Two related emails have arrived in my inbox. The first is spam, or at least I infer that it's spam from the fact that the sender is unknown to me and the subject line, in its entirety, is: "crotch district attorney." I mentioned this to my mom and asked if she thought I should open it--not because I want computer viruses, but just because I'm curious what text could possibly correspond to that title--and she said, "Not without a condom."

The second is a New York Times article headlined, "Haggard Pronounced 'Completely Heterosexual.'" This article contains an extremely interesting definition of "completely heterosexual," which boils down to something like "Reverend Haggard is completely heterosexual in the sense that, during the three years he spent having amphetamine-fueled sex-fests with a male prostitute, he was only acting out.

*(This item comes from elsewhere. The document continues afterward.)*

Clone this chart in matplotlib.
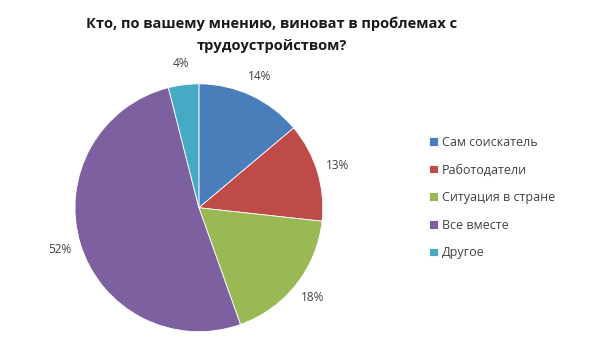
import matplotlib.pyplot as plt

plt.rcParams['font.family'] = ['Open Sans', 'DejaVu Sans']

# data
categories = ['Сам соискатель', 'Работодатели', 'Ситуация в стране', 'Все вместе', 'Другое']
shares = [14, 13, 18, 52, 4]
pct_labels = ['14%', '13%', '18%', '52%', '4%']
colors = ['#4A7EBB', '#BE4B48', '#98B954', '#7D60A0', '#46AAC5']

fig = plt.figure(figsize=(6, 3.61), dpi=100)
ax = fig.add_axes([0.125, 0.081, 0.413, 0.687])

wedges, texts = ax.pie(shares, colors=colors, startangle=90, counterclock=False,
                       labels=pct_labels, labeldistance=1.17,
                       wedgeprops=dict(linewidth=0.6, edgecolor='white'),
                       textprops=dict(fontsize=8.5, color='#404040'))
for t in texts:
    t.set_horizontalalignment('center')
    t.set_verticalalignment('center')
ax.set_xlim(-1, 1)
ax.set_ylim(-1, 1)
ax.set_aspect('equal')

fig.text(0.453, 0.904, 'Кто, по вашему мнению, виноват в проблемах с\nтрудоустройством?',
         ha='center', va='center', fontsize=10.5, fontweight='bold', linespacing=1.7,
         color='#1a1a1a')

fig.legend(wedges, categories, loc='upper left', bbox_to_anchor=(0.697, 0.655),
           frameon=False, fontsize=9, handlelength=0.7, handleheight=0.7,
           handletextpad=0.3, labelspacing=1.17, labelcolor='#404040')

fig.savefig('out.png', dpi=100)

And it won't happen again, we don't think." Aren't these the same people who mocked President Clinton for quibbling about what the definition of "is" was? Apparently rhetorical hair-splitting is only allowed if you're a Republican McEvangelist.

Monday, February 05, 2007

The Mama Manifesto

I just had a brilliant idea, I think. Here it is: if I have kids, then no one, but no one, is ever allowed to refer to me as "mom." They must use the word "mama" instead. Cool women of America, unite: we should all do this! I could go on and on about the reasons why, but here are the main ones:
  • Reason #1: No one talks about "mom" and eroticism in the same breath. But people do say "she's one sexy mama," "one hot mama," etc. Okay, I gotta admit that no one I know says that, but still: it's in the lexicon.I don't know what's up with this weird Anglo-Saxon desexualization of mothers--remember how people flipped out when Demi Moore posed nude for a magazine cover when she was heavily pregnant? Notice how in this culture it's okay to display acres of cleavage in public, but much less okay to breastfeed in public? I don't know what's up with that and I'm not even going to go there, nor will I let anyone put me there by calling me "mom." Instead, muchas gracias, I'll stick with the hot and womanly Spanish/Italian/French word: mama/mamma/maman. As in, "That's one sexy mama over there by the cafe window, breastfeeding and reading a novel."
  • Reason #2: When parents talk about each other with their children, they use titles instead of names ("Don't cry, mom's coming right back," etc.). I do not want the father of my children referring to me with the same word he uses to refer to his own mother. That's just too weird, not to mention unsexy.
  • Reason #3: As evidenced by the fact that some black and Latino dudes standing on urban sidewalks in the summertime address every hot grown woman who walks past as "mama" (or little mama, pretty mama, mamita, whatever), a "mama" is a woman who may or may not also be a mother. A "mom" is a mother, first and foremost, period, case closed. Presumably she's female (though the movie Mr. Mom suggests she might not even be that), but the main point, the fulcrum of her identity, is that she's someone's mother. But I've been on this earth for over thirty years without being anyone's mother. I have an identity. I understand that having kids is a life-changing event, that it changes your sense of who you are, etc. etc. But it doesn't kill who you were and replace that with a whole new identity. Not unless you let it, that is.